Bridge-to-agency refinancing represents another path. Operators use short-term bridge loans to complete value-add improvements, then refinance into permanent Fannie Mae or Freddie Mac financing at lower rates with longer terms.

1031 Exchange Strategies

Like-kind exchanges under Section 1031 defer capital gains taxes while allowing portfolio scaling. The process requires identifying replacement property within 45 days and closing within 180 days. Most multifamily investors use qualified intermediaries to handle exchange mechanics and ensure compliance.

Exchange strategies work particularly well in Heartland markets where property values allow meaningful scaling. An investor selling a 20-unit property in Kansas City for $2 million can acquire a 40-50 unit complex in a similar market, doubling their unit count while deferring taxes.

Improvement exchanges add complexity but increase flexibility. Investors can purchase replacement property below fair market value, then use exchange proceeds for improvements that count toward the exchange requirement. This approach works well for value-add operators targeting properties needing renovation.

Reverse exchanges allow purchasing replacement property before selling the relinquished property. This strategy helps in competitive acquisition markets but requires additional capital and creates holding costs during the exchange period.

Hold Indefinitely Approach

Long-term hold strategies focus on cash flow and appreciation over multiple decades. Properties in stable employment markets like Northwest Arkansas, anchored by major employers, support indefinite hold approaches through consistent rent growth and low vacancy.

The hold strategy benefits from depreciation tax shields, mortgage principal paydown, and compound appreciation. A property generating illustrative cash-on-cash returns of 7% while appreciating 3% annually creates total returns comparable to sale strategies without transaction costs or tax consequences.

Estate planning considerations favor hold strategies. Properties receive stepped-up basis at death, eliminating capital gains taxes for heirs. This tax advantage makes holding particularly attractive for older investors building generational wealth.

Operators must maintain capital reserves for major repairs and renovations. Properties held 20-30 years require roof replacement, HVAC updates, and unit renovations. Successful hold strategies budget 5-10% of gross rents annually for capital improvements.

FAQ

When should I consider selling versus refinancing my multifamily property? Sell when you’ve maximized the property’s potential and can reinvest proceeds at higher returns elsewhere. Refinance when rates are favorable and you want to retain long-term appreciation potential while accessing equity for other investments.

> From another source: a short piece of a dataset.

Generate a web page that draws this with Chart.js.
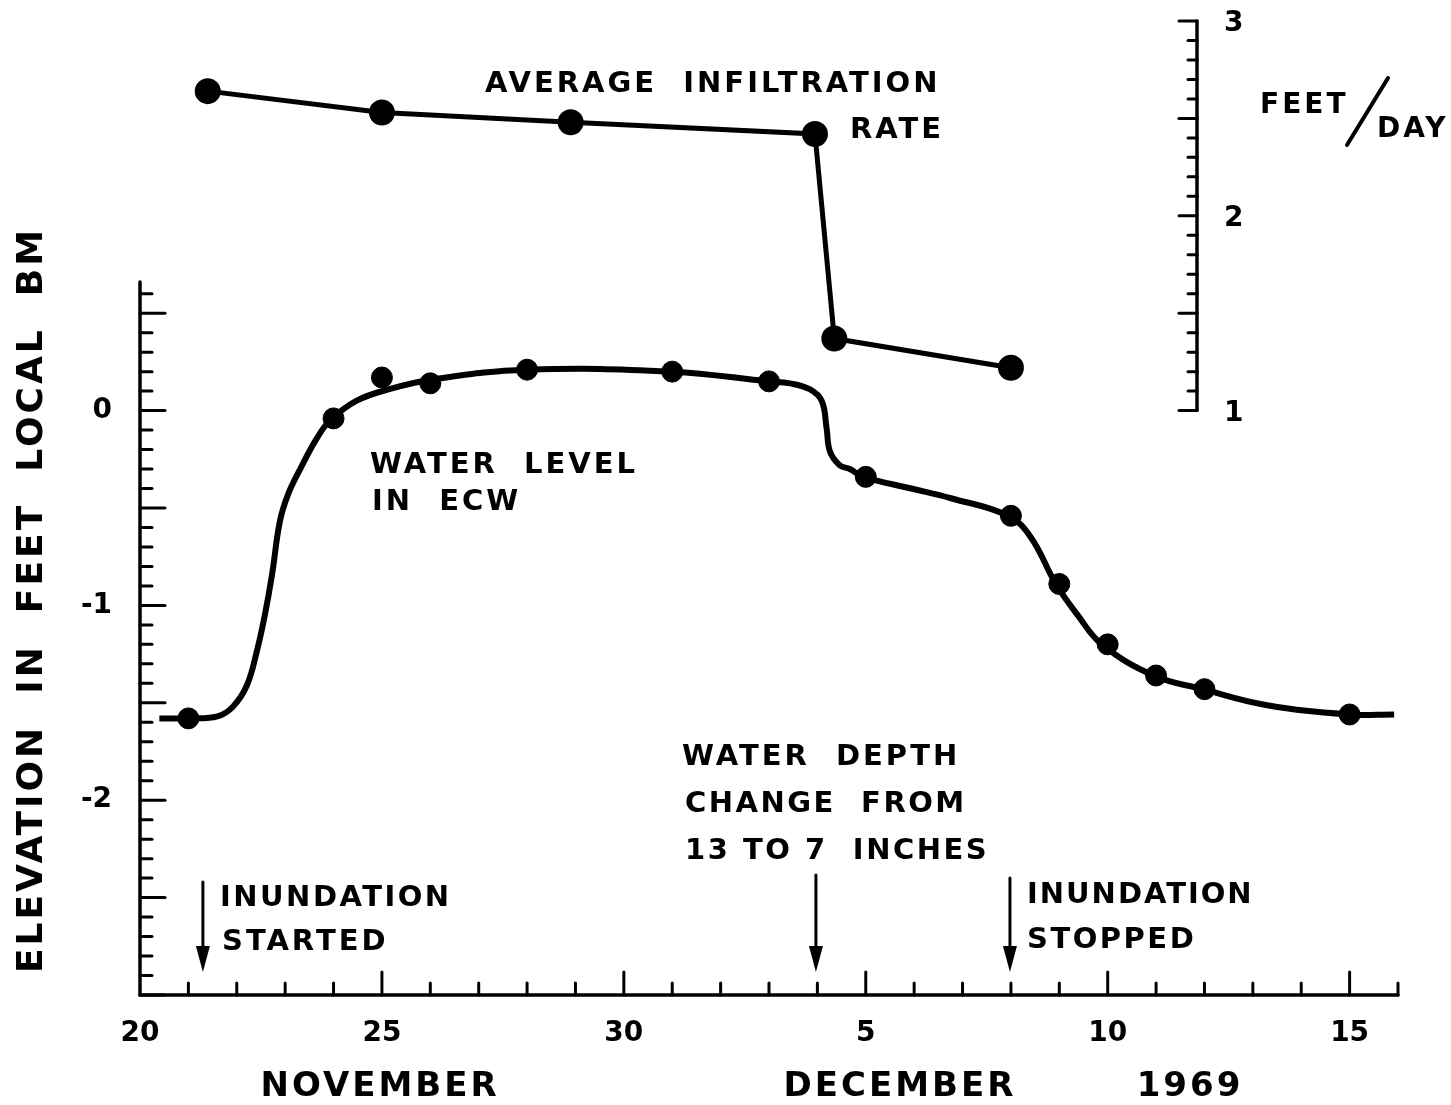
<!DOCTYPE html>
<html>
<head>
<meta charset="utf-8">
<script src="https://cdn.jsdelivr.net/npm/chart.js@4/dist/chart.umd.min.js"></script>
<style>
  body { margin: 0; background: #fff; }
  canvas { display: block; }
</style>
</head>
<body>
<canvas id="myChart" width="1451" height="1105"></canvas>
<script>
// days counted from 20 November 1969
// water level in ECW, measured points
var wlDays = [1, 4, 5, 6, 8, 11, 13, 15, 18, 19, 20, 21, 22, 25]
var wlValues = [-1.58, -0.04, 0.17, 0.14, 0.21, 0.20, 0.15, -0.34, -0.54, -0.89, -1.20, -1.36, -1.43, -1.56]

// hand drawn curve through the water level points
var curveDays = [0.4, 1.0, 1.6, 1.92, 2.21, 2.42, 2.58, 2.73, 2.89, 3.06, 3.31, 3.66, 3.93, 4.47,
  5.15, 6.04, 8.0, 11.0, 13.0, 13.43, 13.84, 14.09, 14.19, 14.26, 14.46, 14.67, 14.95, 15.94, 16.76,
  17.94, 18.41, 18.93, 19.38, 19.88, 20.95, 21.96, 23.24, 24.97, 25.92]
var curveValues = [-1.58, -1.58, -1.57, -1.52, -1.41, -1.23, -1.05, -0.84, -0.57, -0.43, -0.30, -0.14, -0.05, 0.05,
  0.11, 0.16, 0.21, 0.20, 0.15, 0.14, 0.11, 0.05, -0.09, -0.21, -0.28, -0.30, -0.34, -0.40, -0.45,
  -0.54, -0.65, -0.89, -1.05, -1.20, -1.36, -1.43, -1.51, -1.56, -1.56]

// average infiltration rate, feet/day
var infDays = [1.4, 5, 8.9, 13.95, 14.35, 18]
var infRates = [2.64, 2.53, 2.48, 2.42, 1.37, 1.22]

// x tick labels (day -> label)
var xTickDays = [0, 5, 10, 15, 20, 25]
var xTickLabels = ['20', '25', '30', '5', '10', '15']
// left axis labels
var yTickValues = [0, -1, -2]
// right axis labels
var rateTickValues = [1, 2, 3]

// arrows
var arrowDays = [1.3, 13.97, 17.98]

function pts(xs, ys) {
  var out = []
  for (var i = 0; i < xs.length; i++) out.push({x: xs[i], y: ys[i]})
  return out
}

var FONT = 'DejaVu Sans'

function txt(ctx, s, x, y, size, spacing, align) {
  ctx.font = 'bold ' + size + 'px "' + FONT + '"'
  ctx.letterSpacing = (spacing || 0) + 'px'
  ctx.textAlign = align || 'left'
  ctx.textBaseline = 'alphabetic'
  ctx.fillText(s, x, y)
  ctx.letterSpacing = '0px'
}

function arrow(ctx, x, yTop, yTip) {
  ctx.beginPath()
  ctx.moveTo(x, yTop)
  ctx.lineTo(x, yTip - 15)
  ctx.stroke()
  ctx.beginPath()
  ctx.moveTo(x - 7, yTip - 26)
  ctx.lineTo(x + 7, yTip - 26)
  ctx.lineTo(x, yTip)
  ctx.closePath()
  ctx.fill()
}

var decor = {
  id: 'decor',
  beforeDraw: function(chart) {
    var ctx = chart.ctx
    ctx.save()
    ctx.fillStyle = '#fff'
    ctx.fillRect(0, 0, chart.width, chart.height)
    ctx.restore()
  },
  afterDraw: function(chart) {
    var ctx = chart.ctx
    var xs = chart.scales.x, ys = chart.scales.y, rs = chart.scales.y2
    ctx.save()
    ctx.strokeStyle = '#000'
    ctx.fillStyle = '#000'
    ctx.lineCap = 'round'

    // x axis line and day ticks
    var base = ys.getPixelForValue(-3)
    ctx.lineWidth = 3.5
    ctx.beginPath()
    ctx.moveTo(xs.getPixelForValue(0), base)
    ctx.lineTo(xs.getPixelForValue(26), base)
    ctx.stroke()
    ctx.lineWidth = 3
    for (var d = 1; d <= 26; d++) {
      var px = xs.getPixelForValue(d)
      var len = d % 5 === 0 ? 23 : 12
      ctx.beginPath()
      ctx.moveTo(px, base)
      ctx.lineTo(px, base - len)
      ctx.stroke()
    }

    // left axis line and ticks
    var lx = xs.getPixelForValue(0)
    ctx.lineWidth = 3.5
    ctx.beginPath()
    ctx.moveTo(lx, base)
    ctx.lineTo(lx, ys.getPixelForValue(0.66))
    ctx.stroke()
    ctx.lineWidth = 3
    for (var i = -30; i <= 6; i++) {
      var py = ys.getPixelForValue(i / 10)
      var l2 = i % 5 === 0 ? 25 : 12
      ctx.beginPath()
      ctx.moveTo(lx, py)
      ctx.lineTo(lx + l2, py)
      ctx.stroke()
    }

    // right axis (infiltration rate)
    var rx = 1197
    ctx.lineWidth = 3.5
    ctx.beginPath()
    ctx.moveTo(rx, rs.getPixelForValue(1))
    ctx.lineTo(rx, rs.getPixelForValue(3))
    ctx.stroke()
    ctx.lineWidth = 3
    for (var k = 10; k <= 30; k++) {
      var ry = rs.getPixelForValue(k / 10)
      var l3 = k % 5 === 0 ? 18 : 9
      ctx.beginPath()
      ctx.moveTo(rx, ry)
      ctx.lineTo(rx - l3, ry)
      ctx.stroke()
    }
    rateTickValues.forEach(function(t) {
      txt(ctx, String(t), 1224, rs.getPixelForValue(t) + 10, 28, 0, 'left')
    })
    txt(ctx, 'FEET', 1260, 113, 28, 3)
    txt(ctx, 'DAY', 1377, 137, 28, 3)
    ctx.lineWidth = 4
    ctx.beginPath()
    ctx.moveTo(1347, 145)
    ctx.lineTo(1388, 78)
    ctx.stroke()

    // annotations
    txt(ctx, 'AVERAGE  INFILTRATION', 485, 92, 29, 3)
    txt(ctx, 'RATE', 944, 138, 29, 3, 'right')
    txt(ctx, 'WATER  LEVEL', 370, 473, 29, 3)
    txt(ctx, 'IN  ECW', 372, 510, 29, 3)
    txt(ctx, 'WATER  DEPTH', 682, 765, 29, 3)
    txt(ctx, 'CHANGE  FROM', 685, 812, 29, 2.5)
    txt(ctx, '13 TO 7  INCHES', 685, 859, 29, 2.5)
    txt(ctx, 'INUNDATION', 220, 906, 29, 2.5)
    txt(ctx, 'STARTED', 222, 950, 29, 3)
    txt(ctx, 'INUNDATION', 1027, 903, 29, 2)
    txt(ctx, 'STOPPED', 1027, 948, 29, 2.5)

    // arrows
    ctx.lineWidth = 3
    var arrowTops = [882, 875, 878]
    arrowDays.forEach(function(d, j) {
      arrow(ctx, xs.getPixelForValue(d), arrowTops[j], 972)
    })

    // month labels
    txt(ctx, 'NOVEMBER', 380, 1096, 34, 3, 'center')
    txt(ctx, 'DECEMBER', 900, 1096, 34, 3, 'center')
    txt(ctx, '1969', 1190, 1096, 34, 3, 'center')

    // y axis title
    ctx.translate(42, 600)
    ctx.rotate(-Math.PI / 2)
    txt(ctx, 'ELEVATION  IN  FEET  LOCAL  BM', 0, 0, 36, 3, 'center')
    ctx.restore()
  }
}

var ctx = document.getElementById('myChart').getContext('2d')
var myChart = new Chart(ctx, {
  type: 'scatter',
  data: {
    datasets: [
      {
        data: pts(curveDays, curveValues),
        showLine: true,
        borderColor: '#000',
        borderWidth: 6,
        pointRadius: 0,
        tension: 0.4,
        yAxisID: 'y'
      },
      {
        data: pts(wlDays, wlValues),
        showLine: false,
        pointRadius: 10.5,
        backgroundColor: '#000',
        borderColor: '#000',
        yAxisID: 'y'
      },
      {
        data: pts(infDays, infRates),
        showLine: true,
        tension: 0,
        borderColor: '#000',
        borderWidth: 5,
        pointRadius: 10.5,
        backgroundColor: '#000',
        yAxisID: 'y2'
      }
    ]
  },
  options: {
    responsive: false,
    animation: false,
    layout: { padding: { top: 21, right: 53, left: 0, bottom: 0 } },
    plugins: { legend: { display: false }, tooltip: { enabled: false } },
    scales: {
      x: {
        type: 'linear',
        min: 0,
        max: 26,
        grid: { display: false },
        border: { display: false },
        afterFit: function(s) { s.height = 110; s.paddingLeft = 0; s.paddingRight = 0 },
        afterBuildTicks: function(s) { s.ticks = xTickDays.map(function(v) { return {value: v} }) },
        ticks: {
          autoSkip: false,
          maxRotation: 0,
          padding: 14,
          color: '#000',
          font: { family: FONT, size: 28, weight: 'bold' },
          callback: function(v) {
            var i = xTickDays.indexOf(v)
            return i >= 0 ? xTickLabels[i] : ''
          }
        }
      },
      y: {
        type: 'linear',
        min: -3,
        max: 2,
        grid: { display: false },
        border: { display: false },
        afterFit: function(s) { s.width = 140; s.paddingTop = 0; s.paddingBottom = 0 },
        afterBuildTicks: function(s) { s.ticks = yTickValues.map(function(v) { return {value: v} }) },
        ticks: {
          padding: 20,
          color: '#000',
          font: { family: FONT, size: 28, weight: 'bold' },
          callback: function(v) { return String(v) }
        }
      },
      y2: {
        type: 'linear',
        min: -2,
        max: 3,
        display: false
      }
    }
  },
  plugins: [decor]
})
</script>
</body>
</html>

How do 1031 exchanges work for multifamily properties? You must identify replacement property within 45 days of sale and close within 180 days. The replacement property must equal or exceed the sale price and debt amount. Use a qualified intermediary to ensure compliance and avoid tax consequences.

What makes a property suitable for long-term hold strategy? Look for stable employment markets, consistent rent growth, and properties in good condition or recently renovated. Markets with major employer anchors like Kansas City and Northwest Arkansas support multi-decade hold strategies through predictable cash flows.